Spark uses micro-batching to deal with streams where Flink natively uses streams for all type of workloads (Garcı́a-Gil et al. 2017).

Spark plans computations as a sequence of stateless deterministic operators that can run on any node. For each iteration a new sequence is planned and scheduled (Garcı́a-Gil et al. 2017; Marcu et al. 2016) . In Flink the operators are only planned and scheduled once which allows for stateful operators (Marcu et al. 2016).

Many existing streaming systems are based on a continuous operator model where each node processes its given streaming data one record at a time and outputs to other operators in the pipeline. Often recovery is performed through either replications, where there are two copies of each node, or upstream backup, where the sender maintains a backup of the outputted data to be sent again to a new copy of the failed node. This causes increased resource consumption during normal operation and increased latencies at failure. (Zaharia et al. 2013)

Spark implements Discretized Streams which is an unbounded data processing model that aims to overcome the challenge of expensive fault recovery and slow nodes. It is based on fault-tolerant Resilient Distributed Datasets (RDDs), an in-memory data structure used to store intermediate results whilst allowing efficient recovery. Operations on RDDs are tracked so they can be reconstructed in case of failure. All nodes may participate in its recovery. (Zaharia et al. 2013)

Recovery in Flink happens via checkpoints on regular intervals and partial re-executions. These snapshots include the state of all operators. In case in failure the operators are set back to the state in the last snapshot and the stream is reprocessed. (Carbone et al. 2015)

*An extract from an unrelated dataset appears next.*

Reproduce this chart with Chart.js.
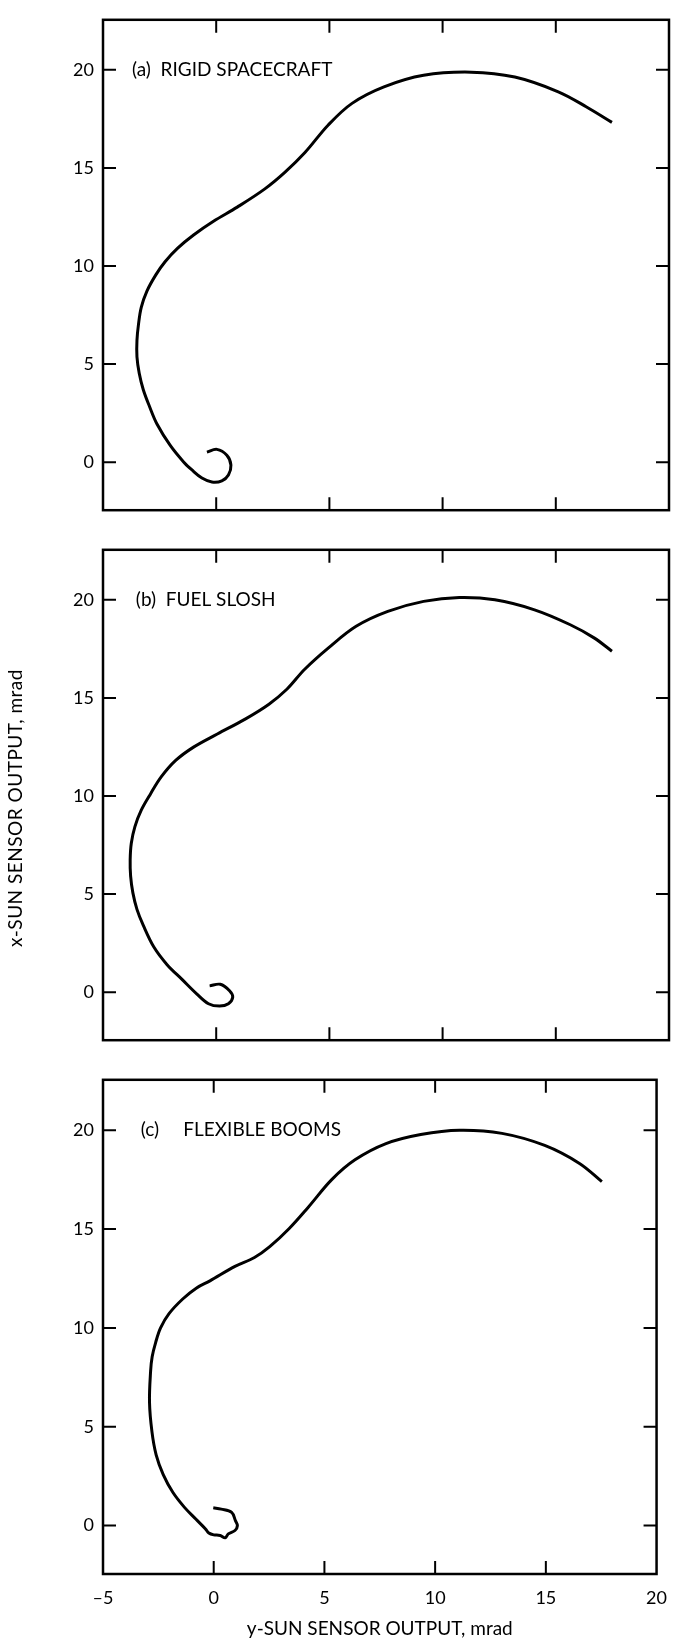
<!DOCTYPE html>
<html>
<head>
<meta charset="utf-8">
<script src="https://cdn.jsdelivr.net/npm/chart.js@4.4.0/dist/chart.umd.min.js"></script>
<style>
  body { margin: 0; background: #fff; width: 680px; height: 1642px; position: relative; overflow: hidden; }
  canvas { position: absolute; left: 0; }
  #yTitle {
    position: absolute; left: -136px; top: 797px; width: 300px; height: 22px; line-height: 22px;
    text-align: center; transform: rotate(-90deg);
    white-space: nowrap; font: 19px Lato, sans-serif; letter-spacing: 0.5px; color: #000;
  }
</style>
</head>
<body>
<canvas id="chartA" width="680" height="530" style="top:0px"></canvas>
<canvas id="chartB" width="680" height="530" style="top:530px"></canvas>
<canvas id="chartC" width="680" height="582" style="top:1060px"></canvas>
<div id="yTitle">x-SUN SENSOR OUTPUT, mrad</div>

<script>
// tick values (mrad)
const xTicks = [-5, 0, 5, 10, 15, 20];
const yTicks = [0, 5, 10, 15, 20];
const xTitle = 'y-SUN SENSOR OUTPUT, mrad';

// panel captions, drawn at the y = 20 level
const panelLabels = ['(a)  RIGID SPACECRAFT', '(b)  FUEL SLOSH', '(c)     FLEXIBLE BOOMS'];
const labelX = [-3.72, -3.55, -3.3];

// (a) rigid spacecraft : y-sun (horizontal) and x-sun (vertical)
const rigidYSun = [-0.41, 0.03, 0.47, 0.65, 0.54, 0.25, -0.19, -0.63, -1.07, -1.44, -2.03, -2.61,
  -2.95, -3.22, -3.40, -3.50, -3.50, -3.43, -3.31, -3.06, -2.66, -2.25, -1.70, -1.0, -0.12, 0.93, 2.15,
  3.03, 3.91, 4.96, 6.0, 7.41, 9.16, 11.26, 13.19, 15.11, 16.34, 17.48];
const rigidXSun = [0.51, 0.65, 0.35, -0.15, -0.65, -0.95, -1.01, -0.81, -0.40, 0.01, 0.85, 1.93,
  2.85, 3.69, 4.53, 5.37, 6.21, 7.05, 7.89, 8.72, 9.56, 10.23, 10.91, 11.58, 12.28, 13.0, 13.93,
  14.77, 15.77, 17.2, 18.29, 19.13, 19.72, 19.88, 19.63, 18.88, 18.12, 17.32];

// (b) fuel slosh
const sloshYSun = [-0.29, 0.18, 0.59, 0.73, 0.54, 0.15, -0.34, -0.85, -1.51, -2.17, -2.76, -3.22,
  -3.50, -3.68, -3.78, -3.80, -3.75, -3.59, -3.31, -2.89, -2.43, -1.79, -1.0, 0.05, 1.28, 2.33, 3.12,
  3.91, 4.96, 6.18, 7.58, 9.16, 10.74, 12.31, 14.06, 15.64, 16.69, 17.48];
const sloshXSun = [0.32, 0.40, 0.07, -0.26, -0.59, -0.71, -0.59, -0.10, 0.65, 1.40, 2.31, 3.40,
  4.22, 5.06, 5.91, 6.75, 7.59, 8.44, 9.28, 10.13, 10.97, 11.81, 12.49, 13.16, 13.92, 14.68, 15.44,
  16.46, 17.55, 18.65, 19.41, 19.92, 20.12, 20.0, 19.49, 18.73, 18.06, 17.38];

// (c) flexible booms
const boomsYSun = [-0.02, 0.34, 0.81, 0.98, 1.07, 0.96, 0.66, 0.52, 0.29, 0.0, -0.22, -0.37, -0.81,
  -1.32, -1.84, -2.28, -2.6, -2.79, -2.9, -2.85, -2.78, -2.62, -2.40, -2.01, -1.40, -0.79, -0.17, 0.96,
  1.84, 2.53, 3.41, 4.28, 5.33, 6.38, 7.78, 9.35, 11.1, 13.02, 14.95, 16.52, 17.53];
const boomsXSun = [0.9, 0.83, 0.67, 0.25, 0.0, -0.25, -0.42, -0.62, -0.5, -0.47, -0.38, -0.17, 0.33,
  0.92, 1.67, 2.58, 3.58, 4.75, 6.25, 7.81, 8.54, 9.27, 10.0, 10.73, 11.46, 12.01, 12.38, 13.11,
  13.56, 14.11, 15.03, 16.12, 17.5, 18.5, 19.32, 19.78, 20.0, 19.84, 19.23, 18.32, 17.4];

const FONT = 'Lato';

// frame round the plot area with inward ticks on all four sides
const framePlugin = {
  id: 'frame',
  afterDatasetsDraw(chart) {
    const { ctx, chartArea: a, scales: { x, y } } = chart;
    const len = 13;
    ctx.save();
    ctx.strokeStyle = '#000';
    ctx.lineWidth = 2.5;
    ctx.strokeRect(a.left, a.top, a.right - a.left, a.bottom - a.top);
    ctx.lineWidth = 2;
    ctx.beginPath();
    yTicks.forEach(v => {
      const py = y.getPixelForValue(v);
      ctx.moveTo(a.left, py); ctx.lineTo(a.left + len, py);
      ctx.moveTo(a.right, py); ctx.lineTo(a.right - len, py);
    });
    xTicks.slice(1, -1).forEach(v => {
      const px = x.getPixelForValue(v);
      ctx.moveTo(px, a.top); ctx.lineTo(px, a.top + len);
      ctx.moveTo(px, a.bottom); ctx.lineTo(px, a.bottom - len);
    });
    ctx.stroke();
    // caption
    const o = chart.options.plugins.frame;
    ctx.fillStyle = '#000';
    ctx.font = '19px ' + FONT;
    ctx.textBaseline = 'middle';
    ctx.fillText(o.text, x.getPixelForValue(o.at), y.getPixelForValue(20));
    ctx.restore();
  }
};

function makeChart(id, xs, ys, idx, o) {
  const pts = xs.map((v, i) => ({ x: v, y: ys[i] }));
  return new Chart(document.getElementById(id), {
    type: 'scatter',
    data: {
      datasets: [{
        data: pts, showLine: true, borderColor: '#000', borderWidth: 3,
        pointRadius: 0, tension: 0.35, fill: false
      }]
    },
    options: {
      responsive: false,
      animation: false,
      layout: { padding: { top: o.top, right: 11, bottom: o.bottom, left: 0 } },
      plugins: {
        legend: { display: false },
        tooltip: { enabled: false },
        frame: { text: panelLabels[idx], at: labelX[idx] }
      },
      scales: {
        x: {
          type: 'linear', min: -5, max: 20,
          afterBuildTicks: s => { s.ticks = xTicks.map(v => ({ value: v })); },
          afterFit: s => { s.height = o.xHeight; },
          grid: { display: false, drawTicks: false },
          border: { display: false },
          ticks: {
            display: o.xLabels, padding: 13, maxRotation: 0, color: '#000',
            font: { family: FONT, size: 18 },
            callback: v => v < 0 ? '–' + Math.abs(v) : String(v)
          },
          title: {
            display: o.xLabels, text: xTitle, color: '#000',
            font: { family: FONT, size: 19 }, padding: { top: 0, bottom: 2 }
          }
        },
        y: {
          type: 'linear', min: -2.45, max: 22.55,
          afterBuildTicks: s => { s.ticks = yTicks.map(v => ({ value: v })); },
          afterFit: s => { s.width = 103; },
          grid: { display: false, drawTicks: false },
          border: { display: false },
          ticks: { padding: 9, color: '#000', font: { family: FONT, size: 18 } }
        }
      }
    },
    plugins: [framePlugin]
  });
}

makeChart('chartA', rigidYSun, rigidXSun, 0, { top: 10, bottom: 19, xHeight: 0, xLabels: false });
makeChart('chartB', sloshYSun, sloshXSun, 1, { top: 12, bottom: 15, xHeight: 0, xLabels: false });
makeChart('chartC', boomsYSun, boomsXSun, 2, { top: 14, bottom: 0, xHeight: 68, xLabels: true });
</script>
</body>
</html>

Spark and Flink initially were build to process different data types. Spark was build to process static data, and hence it now processes streams using batch processing, while Flink was build for processing streaming data (Garcı́a-Gil et al. 2017).

Considering performance, (Lopez and Vieru 2016) state Flink processes streams at higher throughputs with consistently low latencies compared to Spark; while Marcu et al. (2016) conclude Spark performs 1.5 to 1.7 times faster than Flink when processing graphs of different sizes. So we can conclude Spark and Flink are not out performed by each other in the goal they were build to achieve.


Carbone, Paris, Asterios Katsifodimos, Stephan Ewen, Volker Markl, Seif Haridi, and Kostas Tzoumas. 2015. "Apache Flink: Stream and Batch Processing in a Single Engine." Bulletin of the IEEE Computer Society Technical Committee on Data Engineering 36 (4).

Garcı́a-Gil, Diego, Sergio Ramı́rez-Gallego, Salvador Garcı́a, and Francisco Herrera. 2017. "A Comparison on Scalability for Batch Big Data Processing on Apache Spark and Apache Flink." Big Data Analytics 2 (1): 1.

Lopez, Javier, and Mihail Vieru. 2016. "Apache Showdown: Flink Vs. Spark -- Zalando Tech Blog." Zalando Jobs. https://jobs.zalando.com/tech/blog/apache-showdown-flink-vs.-spark/?gh_src=4n3gxh1.

Marcu, Ovidiu-Cristian, Alexandru Costan, Gabriel Antoniu, and Marı́a S Pérez-Hernández. 2016. "Spark Versus Flink: Understanding Performance in Big Data Analytics Frameworks." In Cluster Computing (Cluster), 2016 Ieee International Conference on, 433--42. IEEE.

Zaharia, Matei, Tathagata Das, Haoyuan Li, Timothy Hunter, Scott Shenker, and Ion Stoica. 2013. "Discretized Streams: Fault-Tolerant Streaming Computation at Scale." In Proceedings of the Twenty-Fourth Acm Symposium on Operating Systems Principles, 423--38. ACM.